New England is known for being an excellent source of lobster and other seafood. But while fishing is done locally, much of the processing is outsourced to other countries. A lack of local manpower means scallops caught off the coast of Massachusetts might travel to China or India for processing before they appear on your plate at a restaurant in Boston.
Northeastern professor Taskin Padir is hoping to change that. He was selected to lead a new project to bring collaborative robots developed at the university into processing plants at America's busiest fishing port, located in New Bedford, Massachusetts. The goal, he said, is to increase production and efficiency, keep workers safe, and stimulate local job growth.
"We want to be able to process more fish locally so that we can generate more jobs and import less," said Padir, an associate professor of electrical and computer engineering.
Padir envisions that the robots will first be tasked with testing the quality of fish. Workers now pick up fish and decide whether it meets food quality standards, feeling for just the right amount of squishiness. Padir's lab at Northeastern has been developing algorithms for a robotic hand called Sawyer, which could be programmed to identify the ideal fish texture and softness with the goal of helping workers process more fish faster.
Padir visited several seafood processing plants in New Bedford to understand the challenges and opportunities within the industry and found that company owners were enthusiastic about bringing in robots.
"We welcome the idea of bringing automation to our processing plant," said John Roberts, director of operations at channel fish processing. "It's often difficult to find employees to work under the conditions we need to maintain in order to keep the fish fresh."
Seafood processing plants are inherently harsh environments for humans, Padir said. The factories are kept cold to keep fish fresh. There's often slushy water and ice coating the floors, making them slippery. And some of the tasks, such as cutting and portioning fish, are dangerous. These factors limit the number of people interested in working at processing plants.
Operations can also be unpredictable. For example, Padir said seafood companies often can't recruit enough workers to handle the influx of orders they receive over the holidays.
Adding a system of robots to the existing processing line in seafood plants could double or even triple the production, Padir said. This would allow both small and large plants to reduce imports and complete more processing work locally.
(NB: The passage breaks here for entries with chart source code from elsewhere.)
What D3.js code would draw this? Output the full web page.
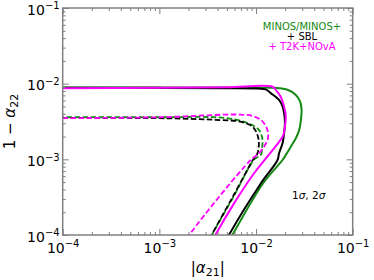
<!DOCTYPE html>
<html>
<head>
<meta charset="utf-8">
<script src="https://cdn.jsdelivr.net/npm/d3@7"></script>
<style>
  body { margin: 0; background: #fff; }
  text { font-family: "DejaVu Sans", sans-serif; }
</style>
</head>
<body>
<div id="chart-area"></div>
<script>
// contour points: [|alpha21|, 1 - alpha22]
var greenSolid = [[1e-4,0.0089],[1e-3,0.0089],[0.006,0.0089],[0.0154,0.0088],[0.0212,0.0083],[0.0258,0.0071],[0.0286,0.0058],[0.0296,0.0045],[0.0291,0.0033],[0.028,0.00245],[0.0258,0.0019],[0.0229,0.00147],[0.0203,0.00114],[0.0188,0.00098],[0.0118,0.00048],[0.0057,0.0001],[0.0046,0.00006]]
var blackSolid = [[1e-4,0.00885],[1e-3,0.0088],[0.005,0.0087],[0.0105,0.0086],[0.0126,0.0084],[0.0142,0.0075],[0.0173,0.0061],[0.0188,0.005],[0.0195,0.0041],[0.0199,0.003],[0.0195,0.0022],[0.0188,0.00163],[0.0173,0.0012],[0.0167,0.00098],[0.0112,0.00048],[0.00525,0.0001],[0.0043,0.00006]]
var magentaSolid = [[1e-4,0.0087],[1e-3,0.0088],[0.005,0.009],[0.0148,0.0091],[0.016,0.0083],[0.018,0.0067],[0.0195,0.005],[0.0203,0.0037],[0.0199,0.0027],[0.0192,0.0021],[0.0164,0.00155],[0.0131,0.00109],[0.0095,0.00065],[0.0059,0.00026],[0.0038,0.0001],[0.0031,0.00006]]
var greenDashed = [[1e-4,0.0036],[1e-3,0.0036],[0.005,0.0035],[0.0088,0.0029],[0.0107,0.00245],[0.0116,0.0019],[0.0116,0.00147],[0.0112,0.00114],[0.0096,0.00100],[0.006,0.00034],[0.0035,0.0001],[0.0029,0.00006]]
var blackDashed = [[1e-4,0.0035],[1e-3,0.0035],[0.0043,0.0033],[0.0069,0.00315],[0.0092,0.0027],[0.01035,0.0021],[0.0107,0.00163],[0.01035,0.0012],[0.0095,0.00103],[0.0059,0.00034],[0.00347,0.0001],[0.0028,0.00006]]
var magentaDashed = [[1e-4,0.0035],[1e-3,0.0036],[0.0069,0.0039],[0.0095,0.0037],[0.0116,0.0032],[0.0131,0.00245],[0.0133,0.0019],[0.0121,0.00147],[0.0107,0.0012],[0.0088,0.00098],[0.0021,0.000105],[0.0016,0.00006]]

var curves = [
  {pts: greenSolid, color: "#138a13", dash: null, offset: 0},
  {pts: greenDashed, color: "#138a13", dash: "5.5,2.5", offset: 4},
  {pts: blackSolid, color: "#000", dash: null, offset: 0},
  {pts: blackDashed, color: "#000", dash: "5.5,2.5", offset: 0},
  {pts: magentaSolid, color: "#ff00ff", dash: null, offset: 0},
  {pts: magentaDashed, color: "#ff00ff", dash: "5.5,2.5", offset: 0}
]

var majorExps = [-4, -3, -2, -1]
var legendLines = ["MINOS/MINOS+", "+ SBL", "+ T2K+NOvA"]
var legendColors = ["#138a13", "#000", "#ff00ff"]

var canvasWidth = 374, canvasHeight = 280
var plot = {left: 62.7, right: 352.7, top: 8, bottom: 235}

var svg = d3.select("#chart-area").append("svg")
  .attr("width", canvasWidth).attr("height", canvasHeight)

var x = d3.scaleLog().domain([1e-4, 1e-1]).range([plot.left, plot.right])
var y = d3.scaleLog().domain([1e-4, 1e-1]).range([plot.bottom, plot.top])

var majors = majorExps.map(function(e){ return Math.pow(10, e) })
var minors = []
for (var e = -4; e < -1; e++) {
  for (var k = 2; k <= 9; k++) minors.push(k * Math.pow(10, e))
}

svg.append("clipPath").attr("id", "clip")
  .append("rect")
  .attr("x", plot.left).attr("y", plot.top)
  .attr("width", plot.right - plot.left).attr("height", plot.bottom - plot.top)

var line = d3.line()
  .x(function(d){ return x(d[0]) })
  .y(function(d){ return y(d[1]) })
  .curve(d3.curveCatmullRom.alpha(0.5))

svg.append("g").attr("clip-path", "url(#clip)")
  .selectAll("path")
  .data(curves)
  .enter().append("path")
    .attr("d", function(d){ return line(d.pts) })
    .attr("fill", "none")
    .attr("stroke", function(d){ return d.color })
    .attr("stroke-width", function(d){ return d.dash ? 1.8 : 2 })
    .attr("stroke-dasharray", function(d){ return d.dash })
    .attr("stroke-dashoffset", function(d){ return d.offset })

var frameColor = "#808080"

function styleAxis(g) {
  g.select(".domain").remove()
  g.selectAll(".tick line").attr("stroke", frameColor).attr("stroke-width", 1)
}

function supLabel(g) {
  g.selectAll(".tick text").each(function(d){
    var t = d3.select(this).text(null)
    t.append("tspan").text("10")
    t.append("tspan").attr("dy", "-0.55em").attr("font-size", "10px")
      .text("\u2212" + Math.round(-Math.log10(d)))
  })
}

// bottom
svg.append("g").attr("transform", "translate(0," + plot.bottom + ")")
  .call(d3.axisBottom(x).tickValues(minors).tickSize(-3).tickFormat(""))
  .call(styleAxis)
svg.append("g").attr("transform", "translate(0," + plot.bottom + ")")
  .call(d3.axisBottom(x).tickValues(majors).tickSize(-6).tickPadding(8))
  .call(styleAxis)
  .call(supLabel)
  .selectAll("text").attr("font-size", "14px").attr("fill", "#000")
  .attr("font-family", "DejaVu Sans")

// top
svg.append("g").attr("transform", "translate(0," + plot.top + ")")
  .call(d3.axisTop(x).tickValues(minors).tickSize(-3).tickFormat(""))
  .call(styleAxis)
svg.append("g").attr("transform", "translate(0," + plot.top + ")")
  .call(d3.axisTop(x).tickValues(majors).tickSize(-6).tickFormat(""))
  .call(styleAxis)

// left
svg.append("g").attr("transform", "translate(" + plot.left + ",0)")
  .call(d3.axisLeft(y).tickValues(minors).tickSize(-3).tickFormat(""))
  .call(styleAxis)
svg.append("g").attr("transform", "translate(" + plot.left + ",0)")
  .call(d3.axisLeft(y).tickValues(majors).tickSize(-6).tickPadding(3))
  .call(styleAxis)
  .call(supLabel)
  .selectAll("text").attr("font-size", "14px").attr("fill", "#000")
  .attr("font-family", "DejaVu Sans").attr("dy", "0.45em")

// right
svg.append("g").attr("transform", "translate(" + plot.right + ",0)")
  .call(d3.axisRight(y).tickValues(minors).tickSize(-3).tickFormat(""))
  .call(styleAxis)
svg.append("g").attr("transform", "translate(" + plot.right + ",0)")
  .call(d3.axisRight(y).tickValues(majors).tickSize(-6).tickFormat(""))
  .call(styleAxis)

svg.append("rect")
  .attr("x", plot.left).attr("y", plot.top)
  .attr("width", plot.right - plot.left).attr("height", plot.bottom - plot.top)
  .attr("fill", "none").attr("stroke", frameColor).attr("stroke-width", 1.5)

// axis titles
var xt = svg.append("text")
  .attr("x", (plot.left + plot.right) / 2).attr("y", 273)
  .attr("text-anchor", "middle").attr("font-size", "15px")
xt.append("tspan").text("|")
xt.append("tspan").attr("font-style", "italic").text("\u03b1")
xt.append("tspan").attr("dy", "3").attr("font-size", "11px").text("21")
xt.append("tspan").attr("dy", "-3").text("|")

var yt = svg.append("text")
  .attr("transform", "translate(15," + ((plot.top + plot.bottom) / 2) + ") rotate(-90)")
  .attr("text-anchor", "middle").attr("font-size", "15px")
yt.append("tspan").text("1 \u2212 ")
yt.append("tspan").attr("font-style", "italic").text("\u03b1")
yt.append("tspan").attr("dy", "3").attr("font-size", "11px").text("22")

// legend
svg.selectAll(".legend")
  .data(legendLines)
  .enter().append("text")
    .attr("class", "legend")
    .attr("x", 302)
    .attr("y", function(d, i){ return 30.2 + i * 9.8 })
    .attr("text-anchor", "middle")
    .attr("font-size", "10px")
    .attr("fill", function(d, i){ return legendColors[i] })
    .text(function(d){ return d })

var sig = svg.append("text").attr("x", 292).attr("y", 199).attr("font-size", "10.5px")
sig.append("tspan").text("1")
sig.append("tspan").attr("font-style", "italic").text("\u03c3")
sig.append("tspan").text(", 2")
sig.append("tspan").attr("font-style", "italic").text("\u03c3")
</script>
</body>
</html>
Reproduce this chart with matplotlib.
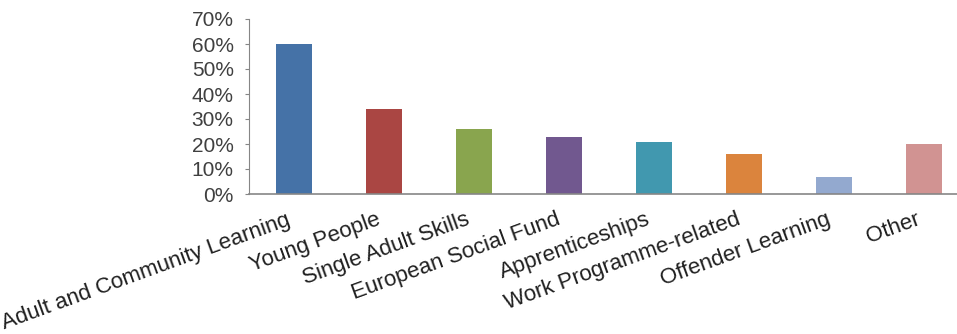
import matplotlib.pyplot as plt
import matplotlib.transforms as mtransforms
from matplotlib.ticker import PercentFormatter

# funding streams and share of providers
categories = ["Adult and Community Learning", "Young People", "Single Adult Skills",
              "European Social Fund", "Apprenticeships", "Work Programme-related",
              "Offender Learning", "Other"]
shares = [60, 34, 26, 23, 21, 16, 7, 20]
colours = ["#4572A7", "#AA4643", "#89A54E", "#71588F",
           "#4198AF", "#DB843D", "#93A9CF", "#D19392"]

plt.rcParams['font.family'] = ['Liberation Sans', 'DejaVu Sans']

fig = plt.figure(figsize=(9.57, 3.34), dpi=100)
ax = fig.add_axes([249 / 957, 140 / 334, 720 / 957, 175 / 334])

x = range(len(categories))
ax.bar(x, shares, width=0.4, color=colours, zorder=2)

ax.set_xlim(-0.5, len(categories) - 0.5)
ax.set_ylim(0, 70)
ax.set_yticks(range(0, 71, 10))
ax.yaxis.set_major_formatter(PercentFormatter(decimals=0))

ax.spines['top'].set_visible(False)
ax.spines['right'].set_visible(False)
ax.spines['left'].set_color('#868686')
ax.spines['bottom'].set_color('#868686')
ax.spines['bottom'].set_linewidth(1.2)

ax.tick_params(axis='y', length=3, color='#868686', pad=8, labelsize=15, labelcolor='#404040')
ax.tick_params(axis='x', length=0, pad=11, labelsize=16, labelcolor='#202020')

ax.set_xticks(list(x))
ax.set_xticklabels(categories, rotation=20, ha='right', va='top', rotation_mode='anchor')
shift = mtransforms.ScaledTranslation(-6 / 72, 0, fig.dpi_scale_trans)
for lbl in ax.get_xticklabels():
    lbl.set_transform(lbl.get_transform() + shift)

fig.savefig("out.png", dpi=100)
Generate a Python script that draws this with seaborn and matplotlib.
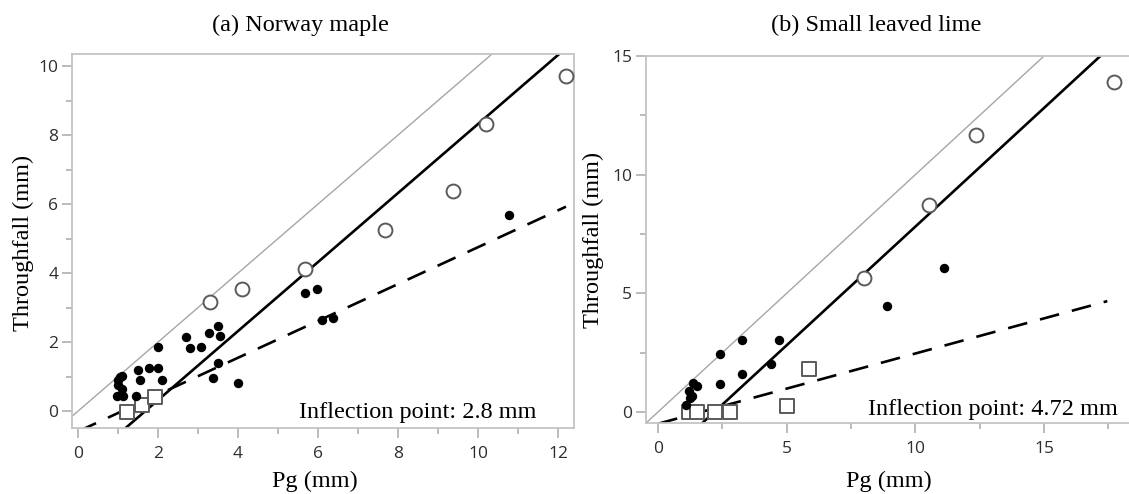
import matplotlib
matplotlib.use("Agg")
import matplotlib.pyplot as plt
from matplotlib.ticker import MultipleLocator
import numpy as np
import pandas as pd
import seaborn as sns

# ---- Norway maple ----
maple_dot_pg = [1.05, 1.11, 0.99, 0.97, 1.09, 1.13, 1.45, 1.51, 1.55, 1.78, 2.01, 2.09,
                2.01, 2.70, 2.80, 3.07, 3.28, 3.51, 3.55, 3.51, 3.38, 4.01, 5.68, 5.97,
                6.09, 6.38, 10.78, 1.00]
maple_dot_tf = [0.99, 1.01, 0.90, 0.44, 0.63, 0.44, 0.44, 1.19, 0.90, 1.24, 1.24, 0.90,
                1.86, 2.15, 1.82, 1.86, 2.25, 2.46, 2.17, 1.40, 0.95, 0.80, 3.41, 3.54,
                2.64, 2.69, 5.68, 0.75]
maple_circle_pg = [3.30, 4.09, 5.68, 7.68, 9.37, 10.19, 12.19]
maple_circle_tf = [3.17, 3.53, 4.11, 5.25, 6.39, 8.32, 9.71]
maple_square_pg = [1.22, 1.59, 1.93]
maple_square_tf = [-0.02, 0.19, 0.41]
maple_fit_solid = (1.0, -1.68)      # slope, intercept
maple_fit_dashed = (0.534, -0.59)
maple_dashed_range = [0.0, 12.2]
maple_inflection = 2.8

# ---- Small leaved lime ----
lime_dot_pg = [1.09, 1.22, 1.32, 1.36, 1.51, 1.25, 2.40, 2.40, 3.27, 3.27, 4.38, 4.70,
               8.90, 11.11]
lime_dot_tf = [0.27, 0.86, 0.65, 1.21, 1.07, 0.60, 2.42, 1.17, 3.05, 1.61, 2.02, 3.02,
               4.46, 6.05]
lime_circle_pg = [8.02, 10.52, 12.34, 17.72]
lime_circle_tf = [5.66, 8.73, 11.69, 13.90]
lime_square_pg = [1.22, 1.51, 2.23, 2.79, 5.00, 5.87]
lime_square_tf = [-0.01, 0.01, -0.01, -0.01, 0.25, 1.82]
lime_fit_solid = (1.0, -2.19)
lime_fit_dashed = (0.296, -0.5)
lime_dashed_range = [0.0, 17.46]
lime_inflection = 4.72

sns.set_theme(style="white")
plt.rcParams["font.family"] = ["Liberation Serif", "DejaVu Serif"]

SPINE = "#c4c4c4"
TICKC = "#a8a8a8"
LABELC = "#2e2e2e"

fig = plt.figure(figsize=(11.29, 4.94), dpi=100)
ax1 = fig.add_axes([0.0638, 0.1336, 0.4446, 0.7571])
ax2 = fig.add_axes([0.5722, 0.1437, 0.4300, 0.7429])


def draw_panel(ax, dot_pg, dot_tf, cir_pg, cir_tf, sq_pg, sq_tf, solid, dashed, drange):
    # 1:1 reference line
    ax.axline((0, 0), slope=1, color="#a6a6a6", lw=1.0, zorder=1)
    # regression above the inflection point
    ax.axline((0, solid[1]), slope=solid[0], color="black", lw=1.9, zorder=2)
    # dashed fit for the lower part
    dx = np.array(drange)
    dline = pd.DataFrame({"pg": dx, "tf": dashed[0] * dx + dashed[1]})
    sns.lineplot(data=dline, x="pg", y="tf", ax=ax, color="black", lw=1.9,
                 zorder=2, legend=False)
    ax.lines[-1].set_dashes((7.5, 5.0))

    sq = pd.DataFrame({"pg": sq_pg, "tf": sq_tf})
    sns.scatterplot(data=sq, x="pg", y="tf", ax=ax, marker="s", s=105,
                    facecolor="white", edgecolor="#5a5a5a", linewidth=1.4, zorder=3)
    cir = pd.DataFrame({"pg": cir_pg, "tf": cir_tf})
    sns.scatterplot(data=cir, x="pg", y="tf", ax=ax, marker="o", s=100,
                    facecolor="white", edgecolor="#5a5a5a", linewidth=1.4, zorder=3)
    dot = pd.DataFrame({"pg": dot_pg, "tf": dot_tf})
    sns.scatterplot(data=dot, x="pg", y="tf", ax=ax, marker="o", s=46,
                    color="black", edgecolor="black", linewidth=0, zorder=4)

    ax.set_xlabel("")
    ax.set_ylabel("")
    for side in ["left", "bottom", "top", "right"]:
        ax.spines[side].set_color(SPINE)
        ax.spines[side].set_linewidth(1.3)
    ax.tick_params(which="major", direction="out", length=7, width=1.1, color=TICKC,
                   pad=3, labelsize=12.5, labelcolor=LABELC, left=True, bottom=True)
    ax.tick_params(which="minor", direction="out", length=4, width=1.1, color=TICKC,
                   left=True, bottom=True)
    ax.tick_params(axis="x", pad=6)


draw_panel(ax1, maple_dot_pg, maple_dot_tf, maple_circle_pg, maple_circle_tf,
           maple_square_pg, maple_square_tf, maple_fit_solid, maple_fit_dashed,
           maple_dashed_range)
ax1.set_xlim(-0.15, 12.4)
ax1.set_ylim(-0.49, 10.35)
ax1.xaxis.set_major_locator(MultipleLocator(2))
ax1.xaxis.set_minor_locator(MultipleLocator(1))
ax1.yaxis.set_major_locator(MultipleLocator(2))
ax1.yaxis.set_minor_locator(MultipleLocator(1))

draw_panel(ax2, lime_dot_pg, lime_dot_tf, lime_circle_pg, lime_circle_tf,
           lime_square_pg, lime_square_tf, lime_fit_solid, lime_fit_dashed,
           lime_dashed_range)
ax2.set_xlim(-0.47, 18.4)
ax2.set_ylim(-0.47, 15.0)
ax2.xaxis.set_major_locator(MultipleLocator(5))
ax2.xaxis.set_minor_locator(MultipleLocator(2.5))
ax2.yaxis.set_major_locator(MultipleLocator(5))
ax2.yaxis.set_minor_locator(MultipleLocator(2.5))
ax2.spines["right"].set_visible(False)

for ax in (ax1, ax2):
    for lab in ax.get_xticklabels() + ax.get_yticklabels():
        lab.set_fontfamily(["Open Sans", "DejaVu Sans"])

ax1.text(0.926, 0.027, f"Inflection point: {maple_inflection} mm", transform=ax1.transAxes,
         ha="right", va="baseline", fontsize=17.5, color="black")
ax2.text(0.971, 0.022, f"Inflection point: {lime_inflection} mm", transform=ax2.transAxes,
         ha="right", va="baseline", fontsize=17.5, color="black")

fig.text(300 / 1129, 1 - 25 / 494, "(a) Norway maple", ha="center", va="center",
         fontsize=17.5, color="black")
fig.text(876 / 1129, 1 - 25 / 494, "(b) Small leaved lime", ha="center", va="center",
         fontsize=17.5, color="black")
fig.text(23 / 1129, 1 - 243 / 494, "Throughfall (mm)", rotation=90, ha="center",
         va="center", fontsize=17.5, color="black")
fig.text(593 / 1129, 1 - 240 / 494, "Throughfall (mm)", rotation=90, ha="center",
         va="center", fontsize=17.5, color="black")
fig.text(315 / 1129, 1 - 481 / 494, "Pg (mm)", ha="center", va="center",
         fontsize=17.5, color="black")
fig.text(889 / 1129, 1 - 481 / 494, "Pg (mm)", ha="center", va="center",
         fontsize=17.5, color="black")

fig.savefig("out.png", dpi=100, facecolor="white")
The project, called Collaborative Robotics to Foster Innovation in Seafood Handling, or FISH, was selected to receive funding from Advanced Robotics for Manufacturing, a national consortium dedicated to improving the workforce with robotics. The project, said a representative from Advanced Robotics for Manufacturing, will begin when all agreements are in place.
Padir said that the robots and humans will work collaboratively, with robots performing much of the inspection and handling and humans completing the more complicated tasks, such as trimming left-over skin patches or bones. Eventually, he said, robots could be developed to handle dangerous duties such as cutting fish.
"It would be very hard for a robot to do the whole process from end-to-end," Padir said. "But through meaningful collaboration, we can introduce robots and potentially double-up the volume of the seafood that will be processed. That means more revenue for the company and more jobs for U.S. workers."